**Exercise**
Your task is to copy the listing exactly, with the pictures left out.

**Given material**
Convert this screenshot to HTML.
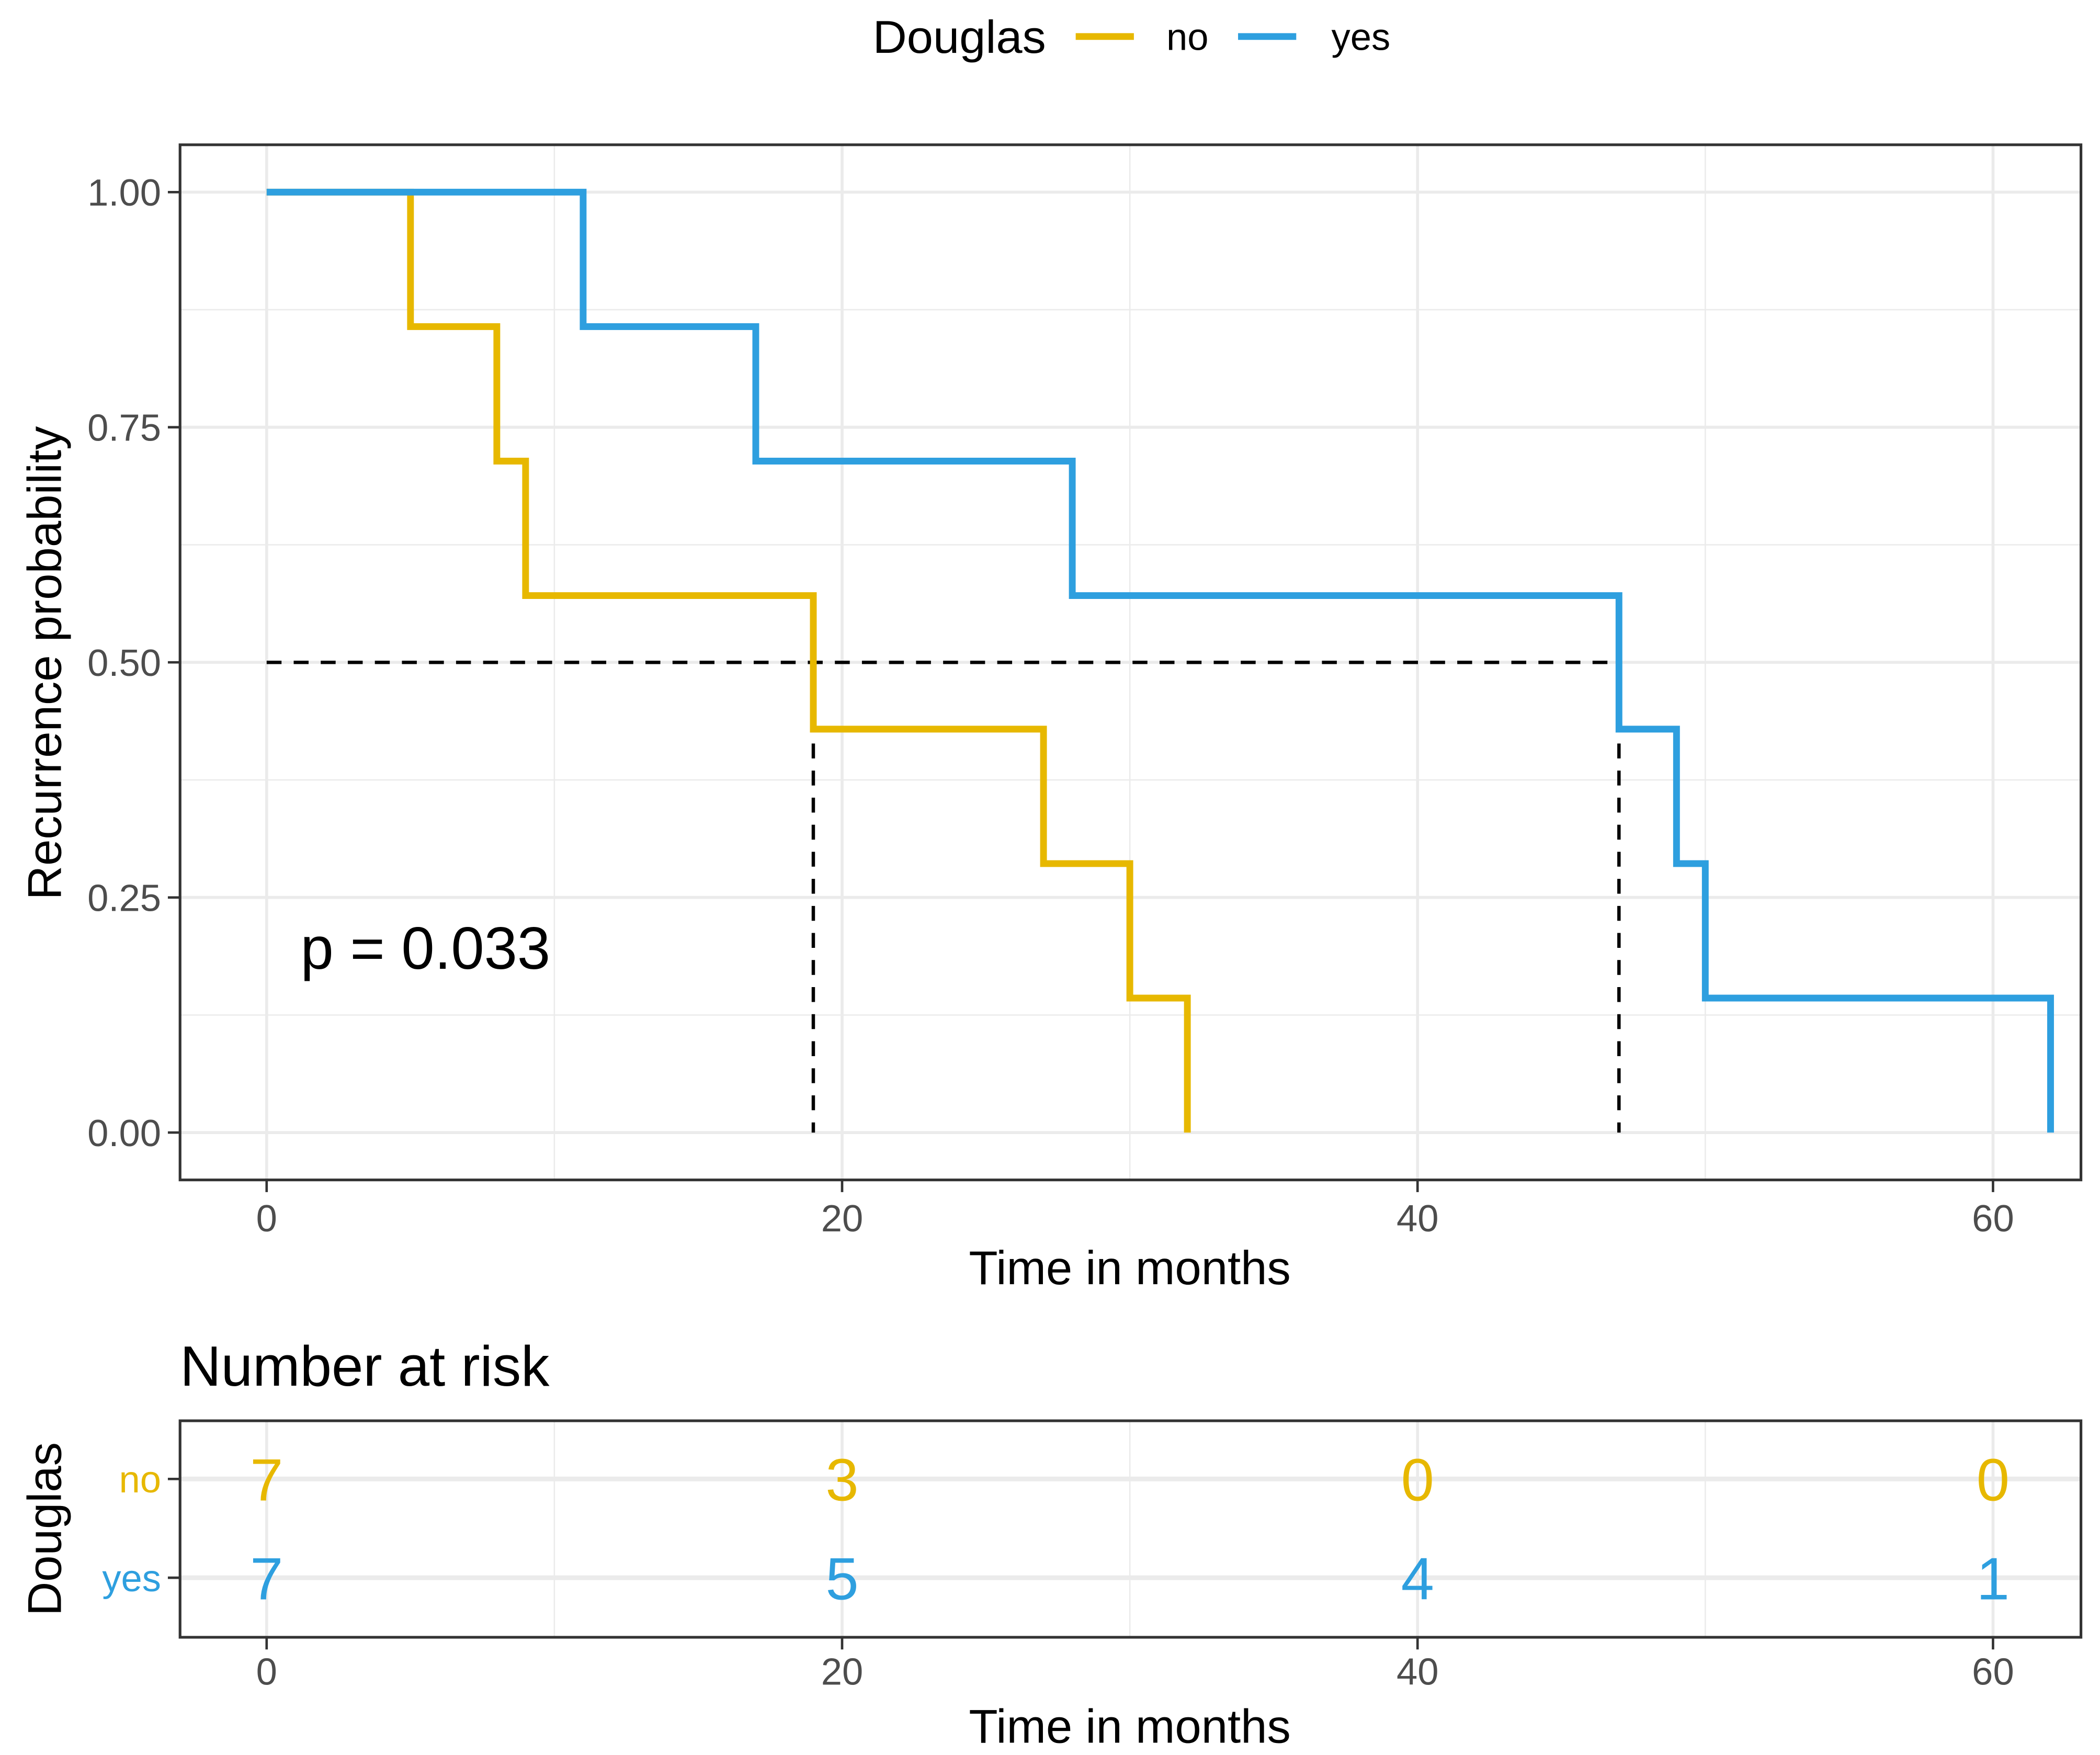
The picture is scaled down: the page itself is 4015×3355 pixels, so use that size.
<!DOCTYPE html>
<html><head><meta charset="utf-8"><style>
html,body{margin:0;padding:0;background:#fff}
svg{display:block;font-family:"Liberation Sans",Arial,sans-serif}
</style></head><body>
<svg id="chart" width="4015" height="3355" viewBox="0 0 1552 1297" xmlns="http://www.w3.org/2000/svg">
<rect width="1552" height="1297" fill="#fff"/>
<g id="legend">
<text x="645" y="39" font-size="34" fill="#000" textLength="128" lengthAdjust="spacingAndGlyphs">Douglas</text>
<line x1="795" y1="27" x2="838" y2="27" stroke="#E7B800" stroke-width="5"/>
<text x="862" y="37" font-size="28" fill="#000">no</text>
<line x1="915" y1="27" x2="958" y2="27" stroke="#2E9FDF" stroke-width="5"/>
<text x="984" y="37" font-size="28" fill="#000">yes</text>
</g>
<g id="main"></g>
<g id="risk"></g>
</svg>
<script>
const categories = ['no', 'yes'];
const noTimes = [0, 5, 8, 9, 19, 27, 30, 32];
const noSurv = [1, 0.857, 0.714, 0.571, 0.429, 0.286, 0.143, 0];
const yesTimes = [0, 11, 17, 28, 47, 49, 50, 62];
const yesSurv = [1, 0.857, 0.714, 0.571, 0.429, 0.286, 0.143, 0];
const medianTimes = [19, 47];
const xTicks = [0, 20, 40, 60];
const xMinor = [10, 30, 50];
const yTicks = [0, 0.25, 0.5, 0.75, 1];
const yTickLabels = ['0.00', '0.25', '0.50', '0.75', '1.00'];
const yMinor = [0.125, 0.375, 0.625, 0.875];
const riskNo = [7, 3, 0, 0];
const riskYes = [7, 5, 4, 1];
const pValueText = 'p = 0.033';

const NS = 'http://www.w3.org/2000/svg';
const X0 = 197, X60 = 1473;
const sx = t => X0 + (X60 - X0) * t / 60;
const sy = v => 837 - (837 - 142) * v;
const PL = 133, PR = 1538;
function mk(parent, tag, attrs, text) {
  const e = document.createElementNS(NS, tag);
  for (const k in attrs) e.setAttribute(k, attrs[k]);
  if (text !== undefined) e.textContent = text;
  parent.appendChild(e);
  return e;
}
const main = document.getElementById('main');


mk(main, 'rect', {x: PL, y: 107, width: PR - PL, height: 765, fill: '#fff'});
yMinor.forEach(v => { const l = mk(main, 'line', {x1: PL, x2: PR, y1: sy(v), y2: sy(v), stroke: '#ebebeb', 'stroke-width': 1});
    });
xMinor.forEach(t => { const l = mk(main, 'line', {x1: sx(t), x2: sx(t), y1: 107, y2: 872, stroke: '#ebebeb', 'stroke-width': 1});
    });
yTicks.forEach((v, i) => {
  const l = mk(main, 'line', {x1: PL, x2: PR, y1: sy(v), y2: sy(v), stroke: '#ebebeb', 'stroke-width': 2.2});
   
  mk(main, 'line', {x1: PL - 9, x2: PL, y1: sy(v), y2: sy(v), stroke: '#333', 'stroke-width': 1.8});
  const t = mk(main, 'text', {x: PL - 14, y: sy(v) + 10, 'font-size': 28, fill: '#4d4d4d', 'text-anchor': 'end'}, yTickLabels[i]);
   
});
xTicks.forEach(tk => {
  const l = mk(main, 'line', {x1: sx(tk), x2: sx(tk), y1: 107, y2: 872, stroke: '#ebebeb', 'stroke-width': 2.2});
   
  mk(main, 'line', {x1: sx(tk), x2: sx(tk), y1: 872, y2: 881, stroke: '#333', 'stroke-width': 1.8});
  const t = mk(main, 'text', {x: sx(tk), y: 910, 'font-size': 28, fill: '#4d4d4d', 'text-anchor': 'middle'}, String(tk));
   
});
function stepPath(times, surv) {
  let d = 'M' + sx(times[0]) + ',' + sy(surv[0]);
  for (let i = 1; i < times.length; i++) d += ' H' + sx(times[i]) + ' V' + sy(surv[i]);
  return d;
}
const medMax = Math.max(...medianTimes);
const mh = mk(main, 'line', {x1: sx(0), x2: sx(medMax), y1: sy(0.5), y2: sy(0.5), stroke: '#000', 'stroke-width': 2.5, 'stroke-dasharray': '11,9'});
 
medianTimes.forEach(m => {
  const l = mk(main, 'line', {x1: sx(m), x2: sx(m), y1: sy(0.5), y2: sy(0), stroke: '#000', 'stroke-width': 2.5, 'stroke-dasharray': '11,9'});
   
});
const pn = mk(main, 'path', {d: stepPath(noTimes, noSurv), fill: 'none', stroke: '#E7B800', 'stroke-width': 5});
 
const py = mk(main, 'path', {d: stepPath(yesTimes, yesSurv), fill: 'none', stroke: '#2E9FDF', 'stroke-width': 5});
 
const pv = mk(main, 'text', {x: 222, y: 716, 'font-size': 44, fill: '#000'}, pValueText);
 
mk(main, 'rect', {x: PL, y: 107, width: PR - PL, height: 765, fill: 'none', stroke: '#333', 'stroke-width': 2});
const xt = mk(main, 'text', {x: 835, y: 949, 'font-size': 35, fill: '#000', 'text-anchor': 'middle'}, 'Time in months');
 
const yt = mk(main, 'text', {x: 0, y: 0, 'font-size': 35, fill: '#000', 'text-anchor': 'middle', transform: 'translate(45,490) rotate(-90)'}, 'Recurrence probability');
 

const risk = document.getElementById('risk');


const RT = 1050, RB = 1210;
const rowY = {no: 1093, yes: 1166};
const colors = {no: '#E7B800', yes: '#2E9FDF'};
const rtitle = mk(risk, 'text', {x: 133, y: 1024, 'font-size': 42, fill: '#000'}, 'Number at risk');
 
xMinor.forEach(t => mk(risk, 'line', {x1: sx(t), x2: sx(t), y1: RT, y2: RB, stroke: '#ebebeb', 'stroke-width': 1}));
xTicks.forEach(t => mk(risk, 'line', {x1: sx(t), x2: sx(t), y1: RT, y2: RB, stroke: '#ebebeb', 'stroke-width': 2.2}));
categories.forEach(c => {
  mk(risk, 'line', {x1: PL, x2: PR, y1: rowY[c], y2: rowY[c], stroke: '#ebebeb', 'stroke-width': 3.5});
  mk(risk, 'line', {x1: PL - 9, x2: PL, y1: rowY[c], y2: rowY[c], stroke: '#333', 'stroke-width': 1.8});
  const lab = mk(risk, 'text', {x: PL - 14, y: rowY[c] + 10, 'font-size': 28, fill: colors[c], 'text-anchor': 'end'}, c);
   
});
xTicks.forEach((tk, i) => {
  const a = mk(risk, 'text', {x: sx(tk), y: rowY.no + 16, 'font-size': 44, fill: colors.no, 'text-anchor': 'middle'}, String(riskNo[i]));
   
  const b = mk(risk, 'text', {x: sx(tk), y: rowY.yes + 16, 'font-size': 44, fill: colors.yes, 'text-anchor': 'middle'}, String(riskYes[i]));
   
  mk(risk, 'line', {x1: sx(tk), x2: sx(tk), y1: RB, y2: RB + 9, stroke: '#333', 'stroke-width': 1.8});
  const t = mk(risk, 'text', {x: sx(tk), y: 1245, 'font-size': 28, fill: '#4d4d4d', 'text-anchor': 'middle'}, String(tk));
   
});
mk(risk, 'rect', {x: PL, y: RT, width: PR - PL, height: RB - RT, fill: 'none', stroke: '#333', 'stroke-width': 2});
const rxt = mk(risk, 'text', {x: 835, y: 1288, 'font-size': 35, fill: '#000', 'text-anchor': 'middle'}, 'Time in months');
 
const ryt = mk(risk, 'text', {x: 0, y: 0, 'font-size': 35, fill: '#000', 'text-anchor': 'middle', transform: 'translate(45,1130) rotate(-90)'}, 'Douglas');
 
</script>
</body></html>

**Final result**
Convert this screenshot to HTML.
The picture is scaled down: the page itself is 4015×3355 pixels, so use that size.
<!DOCTYPE html>
<html><head><meta charset="utf-8"><style>
html,body{margin:0;padding:0;background:#fff}
svg{display:block;font-family:"Liberation Sans",Arial,sans-serif}
</style></head><body>
<svg id="chart" width="4015" height="3355" viewBox="0 0 1552 1297" xmlns="http://www.w3.org/2000/svg">
<rect width="1552" height="1297" fill="#fff"/>
<g id="legend">
<text x="645" y="39" font-size="34" fill="#000" textLength="128" lengthAdjust="spacingAndGlyphs">Douglas</text>
<line x1="795" y1="27" x2="838" y2="27" stroke="#E7B800" stroke-width="5"/>
<text x="862" y="37" font-size="28" fill="#000">no</text>
<line x1="915" y1="27" x2="958" y2="27" stroke="#2E9FDF" stroke-width="5"/>
<text x="984" y="37" font-size="28" fill="#000">yes</text>
</g>
<g id="main"></g>
<g id="risk"></g>
</svg>
<script>
const categories = ['no', 'yes'];
const noTimes = [0, 5, 8, 9, 19, 27, 30, 32];
const noSurv = [1, 0.857, 0.714, 0.571, 0.429, 0.286, 0.143, 0];
const yesTimes = [0, 11, 17, 28, 47, 49, 50, 62];
const yesSurv = [1, 0.857, 0.714, 0.571, 0.429, 0.286, 0.143, 0];
const medianTimes = [19, 47];
const xTicks = [0, 20, 40, 60];
const xMinor = [10, 30, 50];
const yTicks = [0, 0.25, 0.5, 0.75, 1];
const yTickLabels = ['0.00', '0.25', '0.50', '0.75', '1.00'];
const yMinor = [0.125, 0.375, 0.625, 0.875];
const riskNo = [7, 3, 0, 0];
const riskYes = [7, 5, 4, 1];
const pValueText = 'p = 0.033';

const NS = 'http://www.w3.org/2000/svg';
const X0 = 197, X60 = 1473;
const sx = t => X0 + (X60 - X0) * t / 60;
const sy = v => 837 - (837 - 142) * v;
const PL = 133, PR = 1538;
function mk(parent, tag, attrs, text) {
  const e = document.createElementNS(NS, tag);
  for (const k in attrs) e.setAttribute(k, attrs[k]);
  if (text !== undefined) e.textContent = text;
  parent.appendChild(e);
  return e;
}
const main = document.getElementById('main');


mk(main, 'rect', {x: PL, y: 107, width: PR - PL, height: 765, fill: '#fff'});
yMinor.forEach(v => { const l = mk(main, 'line', {x1: PL, x2: PR, y1: sy(v), y2: sy(v), stroke: '#ebebeb', 'stroke-width': 1});
    });
xMinor.forEach(t => { const l = mk(main, 'line', {x1: sx(t), x2: sx(t), y1: 107, y2: 872, stroke: '#ebebeb', 'stroke-width': 1});
    });
yTicks.forEach((v, i) => {
  const l = mk(main, 'line', {x1: PL, x2: PR, y1: sy(v), y2: sy(v), stroke: '#ebebeb', 'stroke-width': 2.2});
   
  mk(main, 'line', {x1: PL - 9, x2: PL, y1: sy(v), y2: sy(v), stroke: '#333', 'stroke-width': 1.8});
  const t = mk(main, 'text', {x: PL - 14, y: sy(v) + 10, 'font-size': 28, fill: '#4d4d4d', 'text-anchor': 'end'}, yTickLabels[i]);
   
});
xTicks.forEach(tk => {
  const l = mk(main, 'line', {x1: sx(tk), x2: sx(tk), y1: 107, y2: 872, stroke: '#ebebeb', 'stroke-width': 2.2});
   
  mk(main, 'line', {x1: sx(tk), x2: sx(tk), y1: 872, y2: 881, stroke: '#333', 'stroke-width': 1.8});
  const t = mk(main, 'text', {x: sx(tk), y: 910, 'font-size': 28, fill: '#4d4d4d', 'text-anchor': 'middle'}, String(tk));
   
});
function stepPath(times, surv) {
  let d = 'M' + sx(times[0]) + ',' + sy(surv[0]);
  for (let i = 1; i < times.length; i++) d += ' H' + sx(times[i]) + ' V' + sy(surv[i]);
  return d;
}
const medMax = Math.max(...medianTimes);
const mh = mk(main, 'line', {x1: sx(0), x2: sx(medMax), y1: sy(0.5), y2: sy(0.5), stroke: '#000', 'stroke-width': 2.5, 'stroke-dasharray': '11,9'});
 
medianTimes.forEach(m => {
  const l = mk(main, 'line', {x1: sx(m), x2: sx(m), y1: sy(0.5), y2: sy(0), stroke: '#000', 'stroke-width': 2.5, 'stroke-dasharray': '11,9'});
   
});
const pn = mk(main, 'path', {d: stepPath(noTimes, noSurv), fill: 'none', stroke: '#E7B800', 'stroke-width': 5});
 
const py = mk(main, 'path', {d: stepPath(yesTimes, yesSurv), fill: 'none', stroke: '#2E9FDF', 'stroke-width': 5});
 
const pv = mk(main, 'text', {x: 222, y: 716, 'font-size': 44, fill: '#000'}, pValueText);
 
mk(main, 'rect', {x: PL, y: 107, width: PR - PL, height: 765, fill: 'none', stroke: '#333', 'stroke-width': 2});
const xt = mk(main, 'text', {x: 835, y: 949, 'font-size': 35, fill: '#000', 'text-anchor': 'middle'}, 'Time in months');
 
const yt = mk(main, 'text', {x: 0, y: 0, 'font-size': 35, fill: '#000', 'text-anchor': 'middle', transform: 'translate(45,490) rotate(-90)'}, 'Recurrence probability');
 

const risk = document.getElementById('risk');


const RT = 1050, RB = 1210;
const rowY = {no: 1093, yes: 1166};
const colors = {no: '#E7B800', yes: '#2E9FDF'};
const rtitle = mk(risk, 'text', {x: 133, y: 1024, 'font-size': 42, fill: '#000'}, 'Number at risk');
 
xMinor.forEach(t => mk(risk, 'line', {x1: sx(t), x2: sx(t), y1: RT, y2: RB, stroke: '#ebebeb', 'stroke-width': 1}));
xTicks.forEach(t => mk(risk, 'line', {x1: sx(t), x2: sx(t), y1: RT, y2: RB, stroke: '#ebebeb', 'stroke-width': 2.2}));
categories.forEach(c => {
  mk(risk, 'line', {x1: PL, x2: PR, y1: rowY[c], y2: rowY[c], stroke: '#ebebeb', 'stroke-width': 3.5});
  mk(risk, 'line', {x1: PL - 9, x2: PL, y1: rowY[c], y2: rowY[c], stroke: '#333', 'stroke-width': 1.8});
  const lab = mk(risk, 'text', {x: PL - 14, y: rowY[c] + 10, 'font-size': 28, fill: colors[c], 'text-anchor': 'end'}, c);
   
});
xTicks.forEach((tk, i) => {
  const a = mk(risk, 'text', {x: sx(tk), y: rowY.no + 16, 'font-size': 44, fill: colors.no, 'text-anchor': 'middle'}, String(riskNo[i]));
   
  const b = mk(risk, 'text', {x: sx(tk), y: rowY.yes + 16, 'font-size': 44, fill: colors.yes, 'text-anchor': 'middle'}, String(riskYes[i]));
   
  mk(risk, 'line', {x1: sx(tk), x2: sx(tk), y1: RB, y2: RB + 9, stroke: '#333', 'stroke-width': 1.8});
  const t = mk(risk, 'text', {x: sx(tk), y: 1245, 'font-size': 28, fill: '#4d4d4d', 'text-anchor': 'middle'}, String(tk));
   
});
mk(risk, 'rect', {x: PL, y: RT, width: PR - PL, height: RB - RT, fill: 'none', stroke: '#333', 'stroke-width': 2});
const rxt = mk(risk, 'text', {x: 835, y: 1288, 'font-size': 35, fill: '#000', 'text-anchor': 'middle'}, 'Time in months');
 
const ryt = mk(risk, 'text', {x: 0, y: 0, 'font-size': 35, fill: '#000', 'text-anchor': 'middle', transform: 'translate(45,1130) rotate(-90)'}, 'Douglas');
 
</script>
</body></html>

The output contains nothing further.